**TASK:** Copy out every line of the records where the string "this" occurs.

**RECORD EXCERPTS:**

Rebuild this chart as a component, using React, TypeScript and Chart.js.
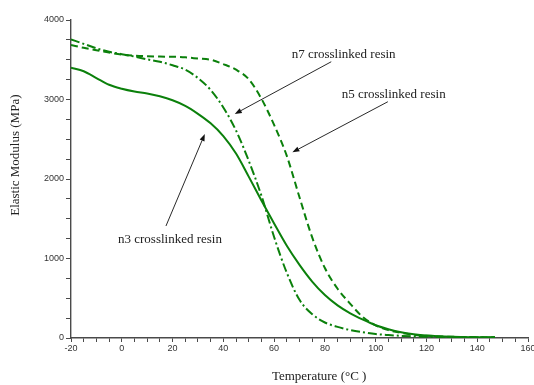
import { useEffect, useRef } from "react";
import { Chart, registerables } from "chart.js";

Chart.register(...registerables);

// Temperature sweep (°C) shared by the three resins
const temperatures = [
  -20, -15, -10, -5, 0, 5, 10, 15, 20, 25, 30, 35, 40, 45, 50, 55, 60, 65, 70,
  75, 80, 85, 90, 95, 100, 105, 110, 115, 120, 130, 140, 147,
];

// Elastic modulus (MPa) for each resin
const n3Modulus = [
  3400, 3355, 3270, 3185, 3135, 3100, 3075, 3040, 2990, 2920, 2820, 2700, 2540,
  2320, 2030, 1730, 1440, 1160, 920, 710, 540, 410, 310, 230, 160, 110, 72, 48,
  32, 16, 10, 8,
];
const n5Modulus = [
  3685, 3650, 3620, 3590, 3565, 3552, 3545, 3540, 3538, 3530, 3515, 3500, 3445,
  3375, 3255, 3010, 2680, 2290, 1770, 1265, 880, 620, 430, 262, 160, 100, 65, 40,
  28, 15, 10, 8,
];
const n7Modulus = [
  3757, 3700, 3645, 3600, 3570, 3540, 3505, 3475, 3430, 3375, 3270, 3120, 2900,
  2610, 2230, 1790, 1270, 820, 480, 300, 195, 140, 100, 72, 50, 37, 27, 20, 15,
  10, 8, 6,
];

const xTickLabels = [-20, 0, 20, 40, 60, 80, 100, 120, 140, 160];
const yTickLabels = [0, 1000, 2000, 3000, 4000];

// Callouts in data units: text anchor (left/middle), arrow tail and arrow head
const callouts = [
  { text: "n7 crosslinked resin", textT: 66.9, textE: 3570, tailT: 82.5, tailE: 3475, headT: 44.5, headE: 2818 },
  { text: "n5 crosslinked resin", textT: 86.6, textE: 3065, tailT: 104.8, tailE: 2972, headT: 67.2, headE: 2336 },
  { text: "n3 crosslinked resin", textT: -1.5, textE: 1233, tailT: 17.4, tailE: 1409, headT: 32.7, headE: 2566 },
];

const xTitle = "Temperature (°C )";
const yTitle = "Elastic Modulus (MPa)";

const GREEN = "#0b800b";
const AXIS = "#4a4a4a";
const SERIF = "'Liberation Serif', 'Times New Roman', serif";
const SANS = "'Liberation Sans', Arial, sans-serif";

const annotationPlugin = {
  id: "annotations",
  afterDraw(chart: any) {
    const { ctx, scales, chartArea } = chart;
    const xs = scales.x;
    const ys = scales.y;
    ctx.save();
    for (const c of callouts) {
      const tx = xs.getPixelForValue(c.tailT);
      const ty = ys.getPixelForValue(c.tailE);
      const hx = xs.getPixelForValue(c.headT);
      const hy = ys.getPixelForValue(c.headE);
      const ang = Math.atan2(hy - ty, hx - tx);
      const len = 7;
      const half = 2.6;
      const bx = hx - len * Math.cos(ang);
      const by = hy - len * Math.sin(ang);
      ctx.strokeStyle = "#111";
      ctx.lineWidth = 0.9;
      ctx.beginPath();
      ctx.moveTo(tx, ty);
      ctx.lineTo(bx, by);
      ctx.stroke();
      ctx.fillStyle = "#111";
      ctx.beginPath();
      ctx.moveTo(hx, hy);
      ctx.lineTo(bx + half * Math.sin(ang), by - half * Math.cos(ang));
      ctx.lineTo(bx - half * Math.sin(ang), by + half * Math.cos(ang));
      ctx.closePath();
      ctx.fill();

      ctx.font = `13px ${SERIF}`;
      ctx.fillStyle = "#222";
      ctx.textAlign = "left";
      ctx.textBaseline = "middle";
      ctx.fillText(c.text, xs.getPixelForValue(c.textT), ys.getPixelForValue(c.textE));
    }

    // axis titles
    ctx.font = `13px ${SERIF}`;
    ctx.fillStyle = "#222";
    ctx.textAlign = "center";
    ctx.textBaseline = "middle";
    ctx.fillText(xTitle, chartArea.left + (chartArea.right - chartArea.left) * 0.543, chartArea.bottom + 39);
    ctx.translate(16, chartArea.top + (chartArea.bottom - chartArea.top) * 0.425);
    ctx.rotate(-Math.PI / 2);
    ctx.fillText(yTitle, 0, 0);
    ctx.restore();
  },
};

export default function App() {
  const canvasRef = useRef<HTMLCanvasElement | null>(null);

  useEffect(() => {
    const canvas = canvasRef.current;
    if (!canvas) return;

    const line = (values: number[], dash: number[]) => ({
      data: temperatures.map((t, i) => ({ x: t, y: values[i] })),
      borderColor: GREEN,
      borderWidth: 2,
      borderDash: dash,
      pointRadius: 0,
      fill: false,
      cubicInterpolationMode: "monotone" as const,
    });

    const chart = new Chart(canvas, {
      type: "line",
      data: {
        datasets: [
          { label: "n3 crosslinked resin", ...line(n3Modulus, []) },
          { label: "n5 crosslinked resin", ...line(n5Modulus, [7, 4]) },
          { label: "n7 crosslinked resin", ...line(n7Modulus, [9, 3, 2, 3]) },
        ],
      },
      options: {
        responsive: false,
        animation: false,
        devicePixelRatio: 1,
        layout: { padding: { left: 0, right: 6, top: 20, bottom: 0 } },
        plugins: { legend: { display: false }, tooltip: { enabled: false } },
        scales: {
          x: {
            type: "linear",
            min: xTickLabels[0],
            max: xTickLabels[xTickLabels.length - 1],
            afterFit: (s: any) => {
              s.height = 47;
              s.paddingLeft = 0;
              s.paddingRight = 0;
            },
            ticks: {
              stepSize: 5,
              autoSkip: false,
              maxRotation: 0,
              padding: 1,
              color: "#333",
              font: { family: SANS, size: 9 },
              callback: (v: any) => (xTickLabels.includes(Number(v)) ? String(v) : ""),
            },
            grid: { drawOnChartArea: false, tickLength: 4, tickColor: AXIS, tickWidth: 1 },
            border: { display: true, color: AXIS, width: 1.4 },
          },
          y: {
            type: "linear",
            min: yTickLabels[0],
            max: yTickLabels[yTickLabels.length - 1],
            afterFit: (s: any) => {
              s.width = 71;
              s.paddingTop = 0;
              s.paddingBottom = 0;
            },
            ticks: {
              stepSize: 250,
              autoSkip: false,
              padding: 2,
              color: "#333",
              font: { family: SANS, size: 9 },
              callback: (v: any) => (yTickLabels.includes(Number(v)) ? String(v) : ""),
            },
            grid: { drawOnChartArea: false, tickLength: 5, tickColor: AXIS, tickWidth: 1 },
            border: { display: true, color: AXIS, width: 1.4 },
          },
        },
      },
      plugins: [annotationPlugin],
    });

    return () => chart.destroy();
  }, []);

  return (
    <div style={{ position: "fixed", left: 0, top: 0, width: 534, height: 385, background: "#fff" }}>
      <canvas ref={canvasRef} width={534} height={385} style={{ display: "block" }} />
    </div>
  );
}
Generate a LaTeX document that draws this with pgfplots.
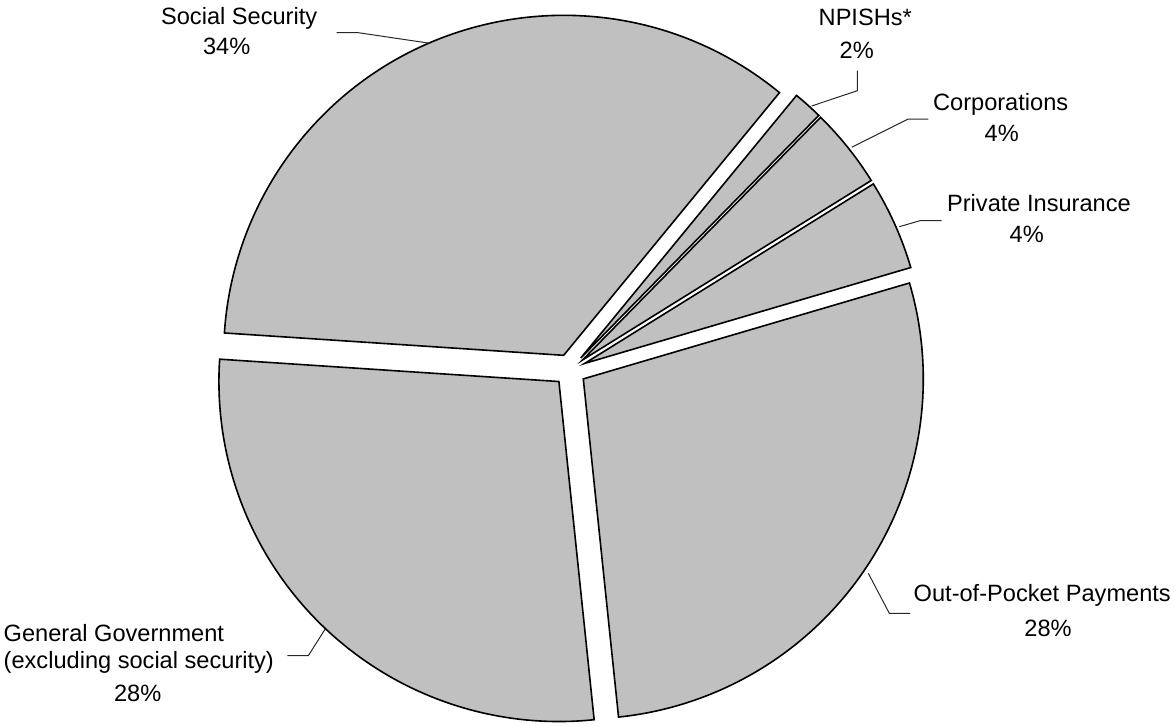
\documentclass[border=0pt]{standalone}
\usepackage{pgfplots}
\usepackage{pgfplotstable}
\pgfplotsset{compat=1.18}
\usepackage{fontspec}
\setmainfont{Liberation Sans}
\definecolor{piegray}{RGB}{192,192,192}
\definecolor{leader}{RGB}{40,40,40}
\tikzset{lbl/.style={font=\fontsize{11.8}{14}\selectfont, inner sep=0pt, text=black}}

% slices, counter-clockwise from the lower edge of Out-of-Pocket Payments
\pgfplotstableread[col sep=comma]{
name,value
Out-of-Pocket Payments,27.9
Private Insurance,4.3
Corporations,3.8
NPISHs,1.4
Social Security,34.9
General Government,27.7
}\piedata

\begin{document}
\begin{tikzpicture}
\begin{axis}[
  x=0.5pt, y=0.5pt,
  xmin=0, xmax=1176, ymin=0, ymax=725,
  hide axis, clip=false,
]
\pgfplotstablegetrowsof{\piedata}
\pgfmathtruncatemacro\nrows{\pgfplotsretval-1}
\gdef\cum{-84.05}
\foreach \i in {0,...,\nrows} {
  \pgfplotstablegetelem{\i}{value}\of{\piedata}
  \pgfmathsetmacro\a{\cum}
  \pgfmathsetmacro\b{\cum+3.6*\pgfplotsretval}
  \pgfmathsetmacro\m{(\a+\b)/2}
  \pgfmathsetmacro\cx{570+16*cos(\m)}
  \pgfmathsetmacro\cy{355+16*sin(\m)}
  \edef\temp{\noexpand\filldraw[fill=piegray,draw=black,line width=0.8pt,line join=miter]
    (axis cs:\cx,\cy) -- ++(\a:170pt) arc[start angle=\a,end angle=\b,radius=170pt] -- cycle;}
  \temp
  \xdef\cum{\b}
}
% leader lines
\draw[leader, line width=0.5pt] (axis cs:336.7,692.3) -- (axis cs:358.3,692.3) -- (axis cs:430,681.7);
\draw[leader, line width=0.5pt] (axis cs:857.3,654.3) -- (axis cs:857.3,634.3) -- (axis cs:811.7,619);
\draw[leader, line width=0.5pt] (axis cs:928.3,606) -- (axis cs:908.3,606) -- (axis cs:851.7,577.7);
\draw[leader, line width=0.5pt] (axis cs:941.7,504.3) -- (axis cs:920,504.3) -- (axis cs:899.3,498.3);
\draw[leader, line width=0.5pt] (axis cs:910,111.7) -- (axis cs:889.3,111.7) -- (axis cs:868.3,151.7);
\draw[leader, line width=0.5pt] (axis cs:287.3,69.3) -- (axis cs:308.3,69.3) -- (axis cs:325,95.7);
% labels
\node[lbl,anchor=base west] at (axis cs:160.7,700) {Social Security};
\node[lbl,anchor=base] at (axis cs:226.7,670) {34\%};
\node[lbl,anchor=base west] at (axis cs:818.3,699) {NPISHs*};
\node[lbl,anchor=base] at (axis cs:856.7,666.7) {2\%};
\node[lbl,anchor=base west] at (axis cs:932.7,615) {Corporations};
\node[lbl,anchor=base] at (axis cs:1001.7,583.3) {4\%};
\node[lbl,anchor=base west] at (axis cs:946.7,513.3) {Private Insurance};
\node[lbl,anchor=base] at (axis cs:1026.7,482.3) {4\%};
\node[lbl,anchor=base west] at (axis cs:913.3,123.3) {Out-of-Pocket Payments};
\node[lbl,anchor=base] at (axis cs:1048,89) {28\%};
\node[lbl,anchor=base west] at (axis cs:3.3,83.3) {General Government};
\node[lbl,anchor=base west] at (axis cs:3.3,57) {(excluding social security)};
\node[lbl,anchor=base] at (axis cs:137.7,23.3) {28\%};
\end{axis}
\pgfresetboundingbox
\path (0,0) rectangle (588pt,362.5pt);
\end{tikzpicture}
\end{document}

**PROBLEM SOLUTION:**
Rebuild this chart as a component, using React, TypeScript and Chart.js.
Generate a LaTeX document that draws this with pgfplots.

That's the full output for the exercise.